RBI?s survey on international trade in the banking sector has revealed some interesting and, at the same time, concerning data with respect to foreign banks and overseas branches of Indian banks. As per the data, there has been a significant decline in the number of branches a and subsequent decline in the number of employees in foreign bank branches in India. On the other hand, an increase has been reported in the number of branches of overseas branches of Indian banks
A foreign bank branch is type of branch of a bank that is subject to regulations of the jurisdiction it is located in as well as the jurisdiction of its home country. Banks normally open these branches globally to provide services to their customers with a global presence. These kinds of bank branches thus play an important role in trade. Some of their advantages include providing external finance to export firms, avoiding information asymmetries, facilitating financial globalization and so on. For instance, if A is an exporter who has an account with SBI bank such that he gets a business opportunity to either trade with Indonesia or with Vietnam. Besides considering other factors, A will also consider the fact that since there is a branch of SBI in Indonesia, it will make transfer of documents easier, procurement of funds convenient and other such benefits. Financial globalization has been believed to cause rise in growth rate in India. It helps India to bring new and innovative banking facilities and provide a cushion to weaker banks to the country in case of any contingency. They compel domestic banks to be more efficient by offering competition.
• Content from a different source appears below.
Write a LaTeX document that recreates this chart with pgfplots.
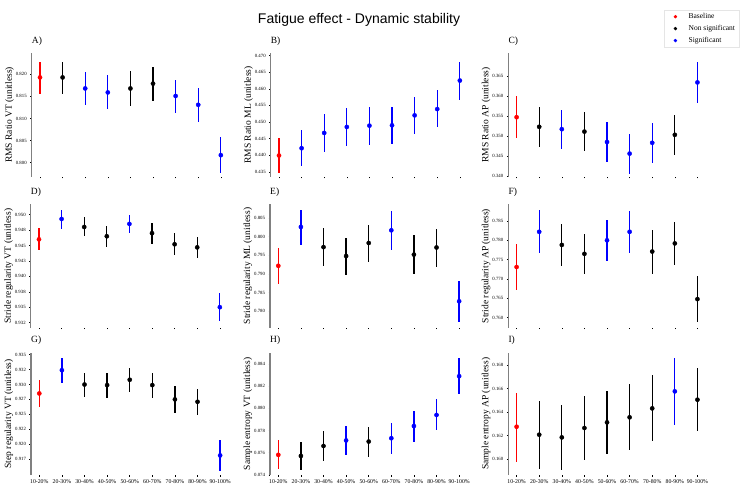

The main disadvantage of foreign banks is lack of wide reach within the foreign country. Even though these branches connect the host country with the home country, they at most one or two branches within that foreign country. As a result, the traders will first have to approach them in that particular city rather than their own.
Coming back to the data revealed by RBI, it has been observed that the number of foreign bank branches in India has fallen from 317 to 286 this year in comparison with years 2015-16. Consequently, the employee strength in these banks has also reduced from 26,642 to 24,766. Very limited growth in assets and liabilities has taken place. Income also dropped to Rs 67,170 crore, a drop of 3.8% in comparison to the earlier year.
This is being blamed on the increase in non-interest incomes of these branches, especially other non-fee incomes. Sources of these incomes include deposit and transaction fees, insufficient funds (NSF) fees, annual fees, monthly account service charges, inactivity fees, check and deposit slip fees, and so on.
The survey reveals also reveals that overseas branches of Indian banks have generated a higher income than last year. These overseas branches perform services such as credit related services, trade finance related services and derivative, stocks, securities, forex trading services. There has been a mere marginal increase in their branches from 189 to 192 and in their subsidiaries from 310 to 325. Total number of employees in branches decreased marginally to 3,984 from 4,040, whereas the subsidiaries saw good increase in employee strength to 4,704 in 2016-17, from 4,091.
All in all, it is being reported that the three categories of banks with cross-border presence (overseas branches of Indian banks, overseas subsidiaries of Indian banks and foreign banks in India) have had a rather low enthusiasm in year 2016-17.